Mazzolini believes that free online courses made available over the internet to very large numbers of people – known as Massive Open Online Courses (MOOC) – will not replace traditional education, but provides more education pathways.

Innovation in Action #2: AirBnB Data University

To improve data literacy amongst its workers, Airbnb, the online holiday rentals giant, launched Data University. The aim is help staff understand the company’s various tools for collecting and analysing data, and how to work with data.

“Data University is data education for anyone at Airbnb that scales by role and team,” explains Jeff Feng, Airbnb’s Product Lead for Data. “Our vision is to empower every employee to make data informed decisions. Our approach is unique, since organisations offering data education typically focus just on their technical employees. Our approach is also intentional because we believe that every person at Airbnb should and can use data in his/her role to make better decisions. Thus, we designed the program to make it accessible and relevant to anyone at Airbnb.”

 

The curriculum consists of more than 30 classes covering a wide range of different topics. The ‘100-level’ series is a foundation level designed to be accessible to everyone. The ‘200-level’ series equips people with applied skills in database programming language, analysis and visualisation tools. The 300-level series is then targeted primarily towards engineers and data scientists.

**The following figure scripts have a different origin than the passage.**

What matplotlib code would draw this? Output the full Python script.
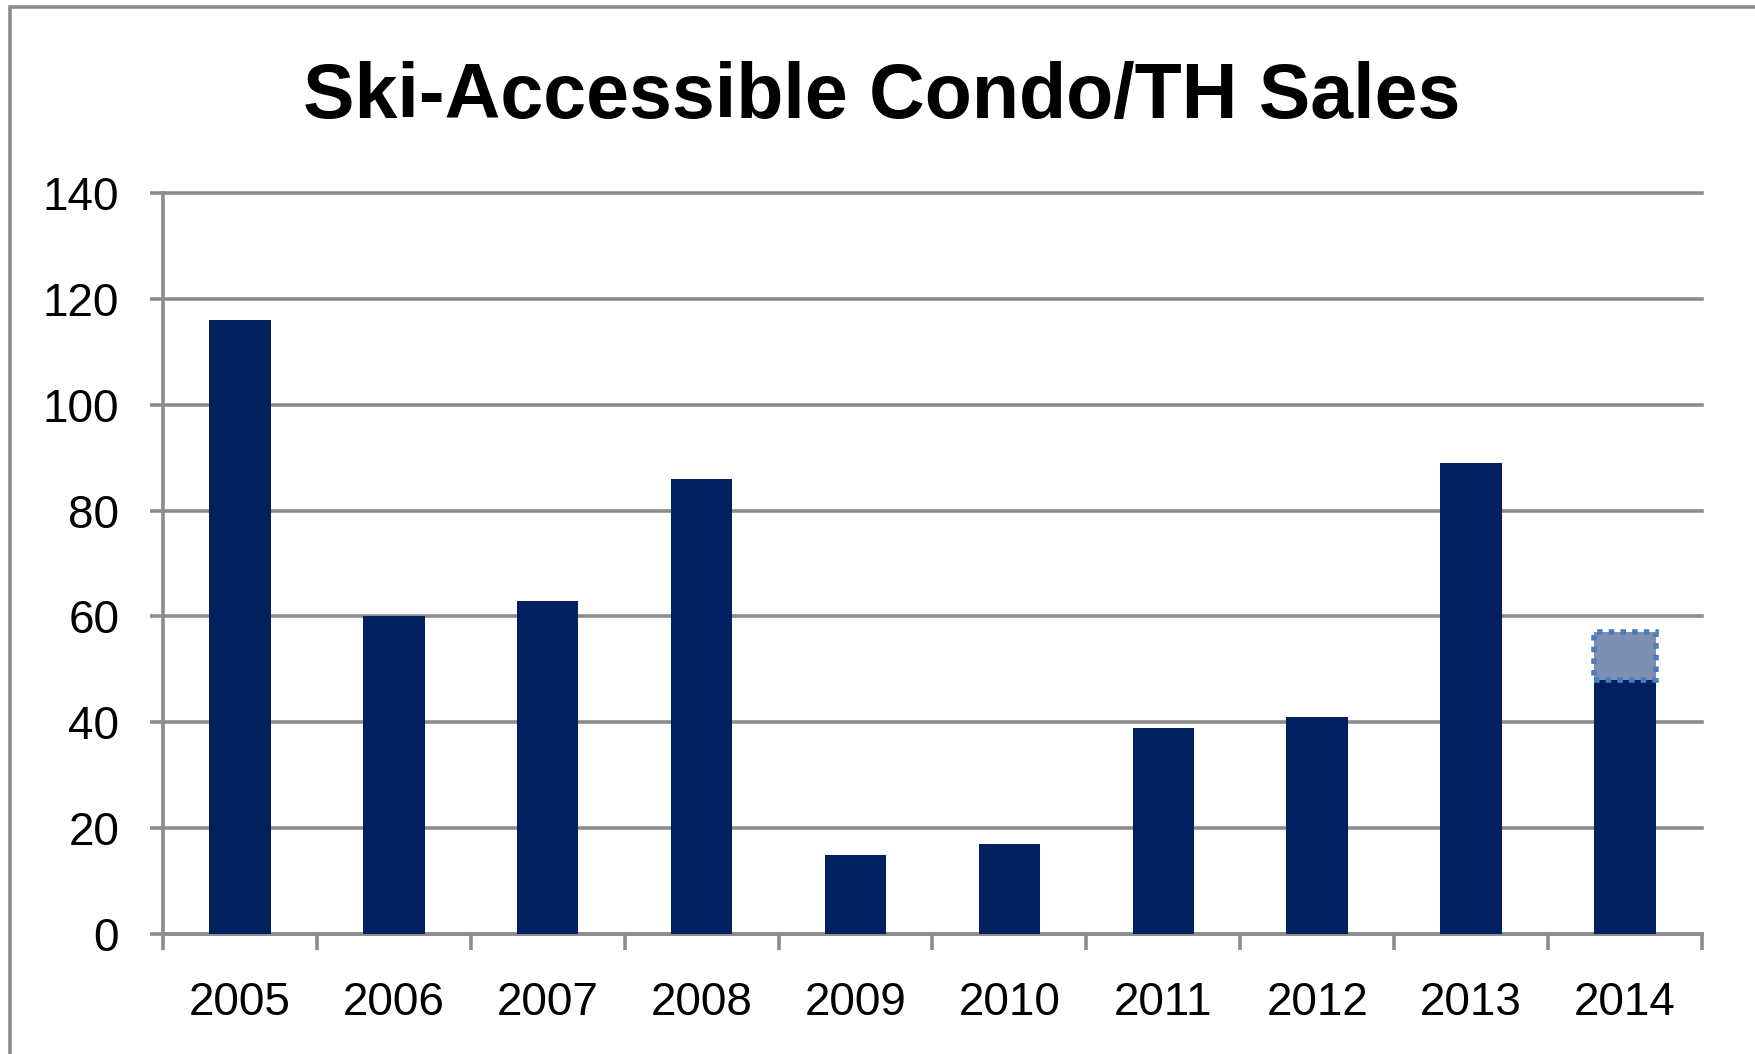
import matplotlib
matplotlib.use("Agg")
import matplotlib.pyplot as plt
from matplotlib.patches import Rectangle
import numpy as np

plt.rcParams['font.family'] = ['Liberation Sans', 'DejaVu Sans']

# yearly sales, 2014 has a pending portion stacked on top
years = ['2005', '2006', '2007', '2008', '2009', '2010', '2011', '2012', '2013', '2014']
sales = [116, 60, 63, 86, 15, 17, 39, 41, 89, 48]
pending = [0, 0, 0, 0, 0, 0, 0, 0, 0, 9]
yticks = [0, 20, 40, 60, 80, 100, 120, 140]

NAVY = '#002060'
GRID = '#8c8c8c'
LW = 2.6

fig = plt.figure(figsize=(17.56, 10.54), dpi=100)
ax = fig.add_axes([0.0928, 0.1139, 0.8764, 0.7030])

x = np.arange(len(years))
ax.bar(x, sales, width=0.40, color=NAVY, zorder=3)

# pending sales drawn only where nonzero
pend_x = [i for i, p in enumerate(pending) if p > 0]
ax.bar(pend_x, [pending[i] for i in pend_x], bottom=[sales[i] for i in pend_x],
       width=0.40, color='#7f8fb3', edgecolor='#4a7ebb', linewidth=4,
       linestyle=(0, (1, 1.1)), zorder=3)

ax.set_xlim(-0.5, len(years) - 0.5)
ax.set_ylim(0, 140)
ax.set_yticks(yticks)
ax.yaxis.grid(True, color=GRID, linewidth=LW, zorder=0)
for gl in ax.get_ygridlines():
    gl.set_clip_on(False)

ax.set_xticks(x)
ax.set_xticklabels(years)
ax.set_xticks(np.arange(-0.5, len(years)), minor=True)
ax.tick_params(axis='x', which='major', length=0, pad=34, labelsize=33)
ax.tick_params(axis='x', which='minor', length=11.5, width=LW, color=GRID)
ax.tick_params(axis='y', length=9.5, width=LW, color=GRID, pad=22, labelsize=33)

for side in ['top', 'right']:
    ax.spines[side].set_visible(False)
for side in ['left', 'bottom']:
    ax.spines[side].set_color(GRID)
    ax.spines[side].set_linewidth(LW)

fig.text(0.502, 0.888, 'Ski-Accessible Condo/TH Sales', ha='center', va='baseline',
         fontsize=55.5, fontweight='bold')

# chart area frame
fig.patches.append(Rectangle((10 / 1756, -0.05), 1.2, 1 - 7 / 1054 + 0.05,
                             transform=fig.transFigure, fill=False,
                             edgecolor=GRID, linewidth=LW))

fig.savefig('out.png', dpi=100)
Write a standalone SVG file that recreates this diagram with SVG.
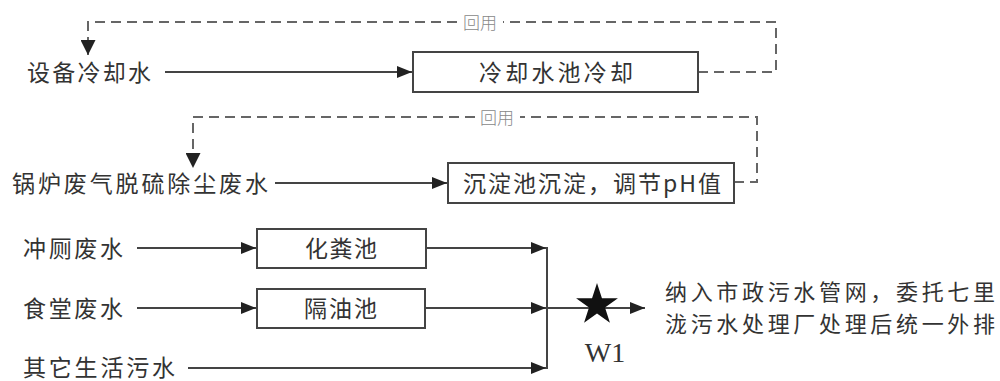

“Creating ‘citizen data scientists’ is powerful — not only does it help ensure that decisions are grounded in data, but it enables people to make decisions autonomously,” Feng says. “This is important because the person asking the question always has the best context on the question they are trying to answer, and it reduces the feedback loop to answering questions. This also has the side benefit of freeing up some of the Data Science Team’s time.”

  Data University has been a huge success for the company far, with 500 participants taking at least one class in the first six months. “It has completely transformed Airbnb’s data culture, Feng says. “Ad hoc data requests that used to go to Data Scientists or Analysts are now often being self-serviced or addressed by other Data University graduates.”